___ Raw data
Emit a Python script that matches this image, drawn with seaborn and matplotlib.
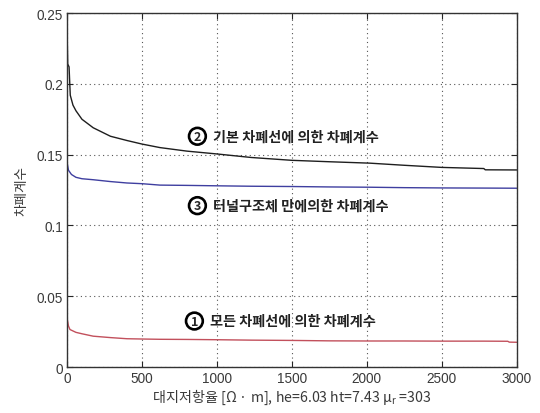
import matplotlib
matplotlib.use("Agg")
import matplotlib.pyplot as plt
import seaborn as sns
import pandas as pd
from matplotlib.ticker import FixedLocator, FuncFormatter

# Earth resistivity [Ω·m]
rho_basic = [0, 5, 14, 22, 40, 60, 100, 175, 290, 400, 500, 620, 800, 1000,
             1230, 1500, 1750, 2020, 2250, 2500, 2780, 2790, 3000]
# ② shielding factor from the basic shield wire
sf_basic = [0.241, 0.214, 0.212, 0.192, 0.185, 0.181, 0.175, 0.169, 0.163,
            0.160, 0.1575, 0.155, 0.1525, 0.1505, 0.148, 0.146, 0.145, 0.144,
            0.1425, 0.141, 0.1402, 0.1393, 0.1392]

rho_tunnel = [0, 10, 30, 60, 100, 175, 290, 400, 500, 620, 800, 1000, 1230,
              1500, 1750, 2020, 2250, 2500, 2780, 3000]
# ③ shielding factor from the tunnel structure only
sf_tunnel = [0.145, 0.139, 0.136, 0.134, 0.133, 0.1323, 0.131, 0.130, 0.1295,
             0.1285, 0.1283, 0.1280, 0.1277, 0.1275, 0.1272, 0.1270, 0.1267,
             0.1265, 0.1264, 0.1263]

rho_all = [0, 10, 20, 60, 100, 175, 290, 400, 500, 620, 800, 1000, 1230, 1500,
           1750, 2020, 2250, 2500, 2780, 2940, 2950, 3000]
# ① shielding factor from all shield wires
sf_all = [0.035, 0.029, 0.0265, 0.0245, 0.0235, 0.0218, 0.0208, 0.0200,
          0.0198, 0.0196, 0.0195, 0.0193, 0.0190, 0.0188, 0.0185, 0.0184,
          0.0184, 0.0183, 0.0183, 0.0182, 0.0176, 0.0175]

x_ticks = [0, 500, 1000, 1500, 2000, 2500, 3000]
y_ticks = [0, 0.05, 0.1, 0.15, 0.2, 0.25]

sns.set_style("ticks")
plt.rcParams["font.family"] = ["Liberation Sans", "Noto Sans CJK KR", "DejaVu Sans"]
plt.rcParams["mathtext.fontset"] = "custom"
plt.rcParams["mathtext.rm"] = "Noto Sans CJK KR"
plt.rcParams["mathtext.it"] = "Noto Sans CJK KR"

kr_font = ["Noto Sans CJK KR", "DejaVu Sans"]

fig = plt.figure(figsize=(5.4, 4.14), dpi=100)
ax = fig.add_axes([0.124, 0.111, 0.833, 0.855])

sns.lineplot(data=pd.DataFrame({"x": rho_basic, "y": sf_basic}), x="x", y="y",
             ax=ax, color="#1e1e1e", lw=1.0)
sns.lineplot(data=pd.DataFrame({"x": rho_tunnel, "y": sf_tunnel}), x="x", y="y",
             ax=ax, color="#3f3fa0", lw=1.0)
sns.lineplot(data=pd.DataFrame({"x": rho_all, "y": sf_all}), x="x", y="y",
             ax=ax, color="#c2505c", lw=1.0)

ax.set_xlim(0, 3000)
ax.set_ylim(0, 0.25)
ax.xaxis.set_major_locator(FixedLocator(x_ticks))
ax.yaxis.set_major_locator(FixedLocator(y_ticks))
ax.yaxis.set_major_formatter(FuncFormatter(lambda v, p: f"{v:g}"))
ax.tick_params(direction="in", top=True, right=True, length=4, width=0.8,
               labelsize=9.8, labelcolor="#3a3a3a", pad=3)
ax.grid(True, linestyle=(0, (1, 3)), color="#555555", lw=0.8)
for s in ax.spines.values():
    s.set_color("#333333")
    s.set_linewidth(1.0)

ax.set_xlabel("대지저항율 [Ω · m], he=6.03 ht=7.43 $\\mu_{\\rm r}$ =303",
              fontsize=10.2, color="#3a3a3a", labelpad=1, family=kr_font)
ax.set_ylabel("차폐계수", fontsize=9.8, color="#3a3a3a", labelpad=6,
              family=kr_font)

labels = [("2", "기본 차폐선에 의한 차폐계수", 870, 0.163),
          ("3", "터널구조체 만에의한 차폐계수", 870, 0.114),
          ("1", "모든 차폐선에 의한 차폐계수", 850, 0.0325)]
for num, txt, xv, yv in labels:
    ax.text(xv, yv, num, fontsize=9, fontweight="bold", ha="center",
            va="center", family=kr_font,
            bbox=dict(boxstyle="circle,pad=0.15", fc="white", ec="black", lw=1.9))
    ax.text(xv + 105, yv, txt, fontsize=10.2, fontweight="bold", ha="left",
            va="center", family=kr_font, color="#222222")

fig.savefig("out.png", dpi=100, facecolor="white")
______
## Stated exercise
Pull out each line holding the string "matplotlib".

## Complete output
Emit a Python script that matches this image, drawn with seaborn and matplotlib.
import matplotlib
matplotlib.use("Agg")
import matplotlib.pyplot as plt
from matplotlib.ticker import FixedLocator, FuncFormatter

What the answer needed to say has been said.